Elaine, Not sure of your point. Of course the response of the Left to any acknowledgement that the U.S. is and has been a great country that owes its provenance to European christianity, among other things. We expect nothing less and, happily for us, we don't care what people like Heather Cox Richardson have to say any longer!

Brian MacIsaac's avatar

He was talking to Europeans, not central or South Americans, indigenous peoples of America or Islanders. He was not giving a history lesson, but clearly showing the ties between Europe and the United States. It was not a class at university to discuss every point of interest in the development of the United States. Your criticisms are unwarranted.

Blair Edwards's avatar

By all means. Let's just reduce the USA to the lowest international common denominator.

Thomas L Davis's avatar

Nice DEI take.

Loweg's avatar

Elaine, Formal land "ownership" was only introduced by the English, who had a long history of recorded and perfected land title. Before this formal English ownership system, one "owned" only what one could defend. Which is all the "indigenous" populations had to offer, among each other as well.
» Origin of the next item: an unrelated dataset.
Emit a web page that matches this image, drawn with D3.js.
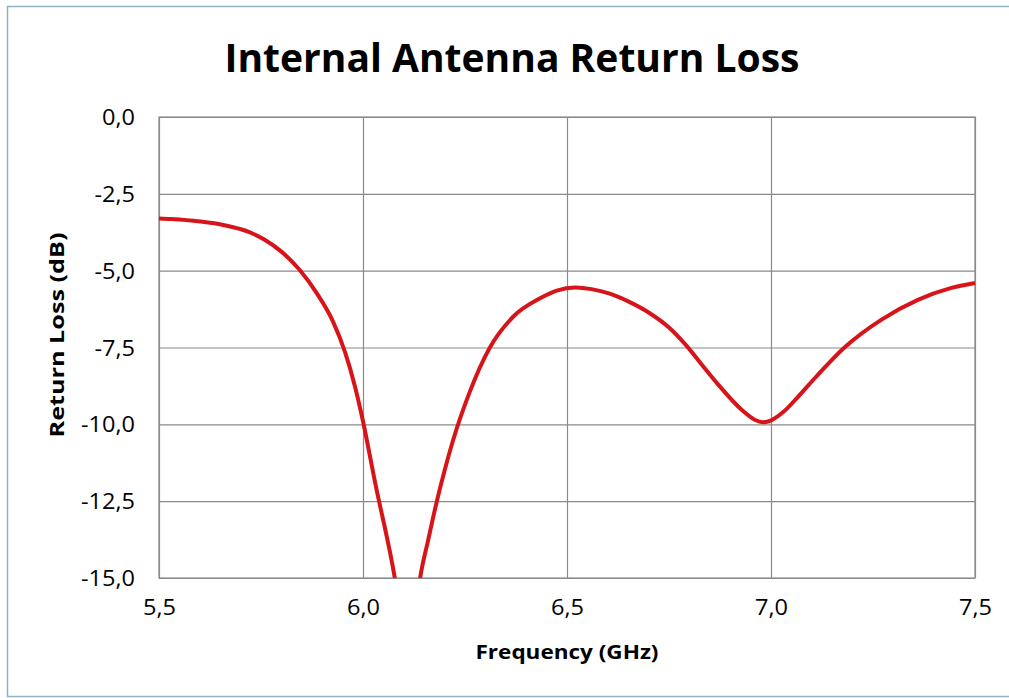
<!DOCTYPE html>
<html><head><meta charset="utf-8">
<script src="https://cdn.jsdelivr.net/npm/d3@7"></script>
<style>
html,body{margin:0;padding:0;background:#fff;}
svg{display:block;}
text{font-family:"Open Sans","Liberation Sans",sans-serif;fill:#000;}
</style></head>
<body>
<svg id="chart" width="1009" height="698"></svg>
<script>
// ---- data ----
const title = "Internal Antenna Return Loss";
const xTitle = "Frequency (GHz)";
const yTitle = "Return Loss (dB)";
const freq = [5.50,5.53,5.60,5.66,5.72,5.76,5.80,5.845,5.887,5.926,5.956,5.98,6.00,6.029,6.078,6.095,6.11,6.125,6.14,6.16,6.181,6.20,6.22,6.26,6.311,6.368,6.434,6.475,6.52,6.56,6.605,6.65,6.70,6.75,6.79,6.83,6.867,6.93,6.96,6.98,6.995,7.03,7.07,7.11,7.18,7.27,7.36,7.44,7.50];
const returnLoss = [-3.30,-3.32,-3.40,-3.52,-3.74,-4.00,-4.38,-4.98,-5.74,-6.64,-7.65,-8.75,-9.90,-11.85,-15.0,-16.4,-17.0,-16.5,-15.0,-13.75,-12.5,-11.5,-10.55,-9.0,-7.5,-6.5,-5.9,-5.65,-5.55,-5.60,-5.75,-6.0,-6.36,-6.85,-7.4,-8.05,-8.65,-9.55,-9.85,-9.93,-9.9,-9.6,-9.05,-8.46,-7.5,-6.6,-5.95,-5.57,-5.40];
const xTicks = [5.5,6.0,6.5,7.0,7.5];
const yTicks = [0,-2.5,-5,-7.5,-10,-12.5,-15];

// ---- layout ----
const svg = d3.select("#chart");
const L = 159, R = 975, T = 117, B = 578;
const x = d3.scaleLinear().domain([5.5,7.5]).range([L,R]);
const y = d3.scaleLinear().domain([0,-15]).range([T,B]);
const fmt = d3.formatLocale({decimal:",",thousands:".",grouping:[3],currency:["",""],minus:"-"}).format(".1f");

// outer border
svg.append("rect").attr("x",7.5).attr("y",6.5).attr("width",1010).attr("height",690)
  .attr("fill","#fff").attr("stroke","#8fb2c2").attr("stroke-width",1.5);

// title
svg.append("text").attr("x",512).attr("y",72).attr("text-anchor","middle")
  .attr("font-size",40).attr("font-weight",700)
  .attr("textLength",575).attr("lengthAdjust","spacingAndGlyphs").text(title);

// gridlines via axes
const gx = svg.append("g").attr("transform",`translate(0,${B})`)
  .call(d3.axisBottom(x).tickValues(xTicks).tickSize(-(B-T)).tickFormat(fmt).tickPadding(16));
const gy = svg.append("g").attr("transform",`translate(${L},0)`)
  .call(d3.axisLeft(y).tickValues(yTicks).tickSize(-(R-L)).tickFormat(fmt).tickPadding(22));
[gx,gy].forEach(g=>{
  g.select(".domain").remove();
  g.selectAll(".tick line").attr("stroke","#8a8a8a").attr("stroke-width",1.2);
  g.selectAll(".tick text").attr("font-size",21).attr("fill","#000")
    .style("font-family",'"Open Sans","Liberation Sans",sans-serif');
});
gx.selectAll(".tick text").attr("dy","0.71em").attr("y",22);
gy.selectAll(".tick text").attr("x",-24).attr("dy","0.36em");
// stretch tick labels slightly
svg.selectAll(".tick text").each(function(){
  const w = this.getComputedTextLength();
  d3.select(this).attr("textLength",w*1.12).attr("lengthAdjust","spacingAndGlyphs");
});

// plot frame
svg.append("rect").attr("x",L).attr("y",T).attr("width",R-L).attr("height",B-T)
  .attr("fill","none").attr("stroke","#8a8a8a").attr("stroke-width",1.2);

// clip
svg.append("clipPath").attr("id","clip").append("rect")
  .attr("x",L-4).attr("y",T-4).attr("width",R-L+8).attr("height",B-T+4);

const data = freq.map((f,i)=>({f, v:returnLoss[i]}));
svg.append("path").datum(data).attr("clip-path","url(#clip)")
  .attr("fill","none").attr("stroke","#d7141a").attr("stroke-width",4)
  .attr("stroke-linejoin","round")
  .attr("d", d3.line().x(d=>x(d.f)).y(d=>y(d.v)).curve(d3.curveMonotoneX));

// axis titles
svg.append("text").attr("x",(L+R)/2).attr("y",659).attr("text-anchor","middle")
  .attr("font-size",20).attr("font-weight",700)
  .attr("textLength",183).attr("lengthAdjust","spacingAndGlyphs").text(xTitle);
svg.append("text").attr("transform","translate(64,335) rotate(-90)").attr("text-anchor","middle")
  .attr("font-size",20).attr("font-weight",700)
  .attr("textLength",205).attr("lengthAdjust","spacingAndGlyphs").text(yTitle);
</script>
</body></html>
You misappropriate Western civilization, when you claim "indigenous persons" owned the land prior to European settlement. Just the opposite. Early settlers in fact did buy land from local populations - their property transactions are part of the documented history of the early colonies. But more importantly, the English system of recorded land ownership and perfected title finally brought peace; not pillage to the United States of America.

Julia Gonzales's avatar

Thank you Elaine for your well written and factual response.

George Russell's avatar

Sooo you are saying the Election Losers are still seeing things as....well..Election Losers. Got it. That could be why you are...drum roll here...Election losers..Notice a common theme?

Julia Gonzales's avatar

Actually the whole country, because of the outcome ,is in fact losers.

Doug and Audrey Rudholm's avatar

Shame on you for throwing Heather Cox Richardson under the bus just because you disagreed with her. Next, Why did Rubio bow down to the ruthless dictator of Hungary, Orban? We must include another, by the name of Putin! Please show some respect to other points of view!

Jim Buckley's avatar

Dear Rudholms, What I meant was that most of us beaten and battered conservatives who've been beaten and battered by the Left over the past, oh, fifty years, have finally decided that what they say doesn't matter any longer, that's all.

Doug and Audrey Rudholm's avatar

Jim, When I met you a couple years ago at the Muni Golf Course, you seemed open enough to feel that different points of view would be acceptable to you. Also, what about my question regarding Dictators of the World that Trump seems so enamored with? Thank you for your reply.

Jim Buckley's avatar

Doug and Audrey, That's easy. President Trump agrees to speak with and deal with whoever is in power, without apology. Even tyrants sometimes do the right thing. FDR, after all, had to play nice with Stalin in order to win the war.

TVW's avatar

Such as Maduro, Xi, Khamenei, Assad, etc...???